膨れる不安

冬の始まりの強風がふく、いい天気の日だった。外気のにおいが違う。庭の落葉樹が、一気に葉を落としていく。南側の庭だが家に囲まれているのであまり日が当たらず、本来なら紅葉が綺麗なはずの落葉樹であっても、枯れたような色でただ呆気なく散ってしまう。

昨日の夜、洗面室の、裏が棚になっている開閉式の鏡を開けっぱなしにしていて、しゃがんだ状態から勢いよく立ち上がり、鏡の角に後頭部を強打してしまった。痛い、すごく。頭がへこんだかと思った。

昨日は自分の失敗に半笑い気味程度だったが、寝て起きてもいつまでも痛い気がして、急に不安になり、頭を強打したときの危険な状態なんかを小一時間調べまくった。ひととおりネットの記事を見て、夫に「もしわたしが吐いたりぼんやりしたりし出したら、病院へ連れて行ってくれ」と真剣に頼んだ。そして出かけたかったけど、大事をとって家でおとなしくしていることにした。

そのときわたしの頭に浮かんでいたのは、数年前、大理石のテーブルの下に潜って床を掃除していたある漫画家が、不注意で後頭部を天板の裏に打ち付けてしまい亡くなった、という事故のことだった。

なにか小さな失敗や不安が、冷静になってこう書いていると異常に思えるくらい大きく育ってしまうことがある。おおきな化け物になった不安は、わたしを「こだわり」に駆り立て、容易に離さない。もしかしたら幻聴が聞こえだす一歩手前なのではないかと、新しい不安が芽吹く。

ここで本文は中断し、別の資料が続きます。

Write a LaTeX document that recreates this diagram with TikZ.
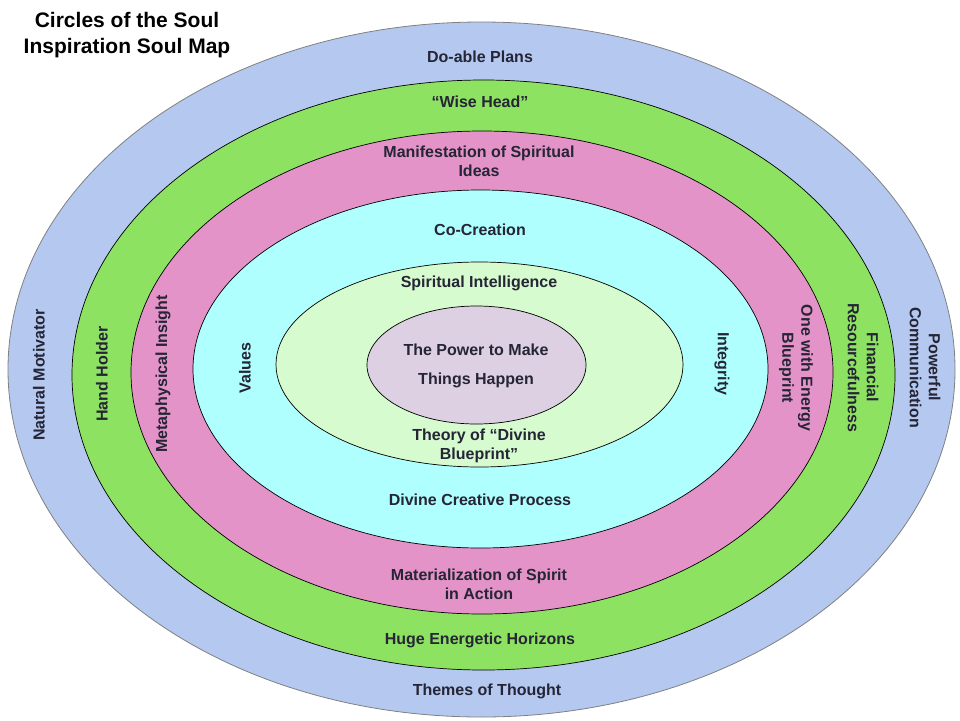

一方で、鏡の角に頭をぶつけて享年39歳かあ、パッとしないなあと呑気に考えながら、なんとスマホでゲームをしている。あと数時間で死ぬかもしれないと思って、そんな行動が取れるか? 真剣度合いが甘いんじゃないか、と頓珍漢なつっこみを自分で自分に入れながらも、危機的状況に際しては人はなるべく平常を保とうとしてそういうちぐはぐな行動をするのではないかとも思う。

いや、ただのPMSである可能性のほうが高い。この時期のへんなことはぜんぶPMSのせいと思っている節があるな、わたし。身体のサイズ感が狂ってあちこちにぶつけたり、動作が雑になって物を落としまくったりするのは確実にPMSである。制作日記が滞っているのも、作るときにカッターを使うのが危なすぎるからである。

夜になってもう痛くはないが、ほんのりと違和感はあり、明日はこの機会に遺書でも書くか、と思いながら眠る。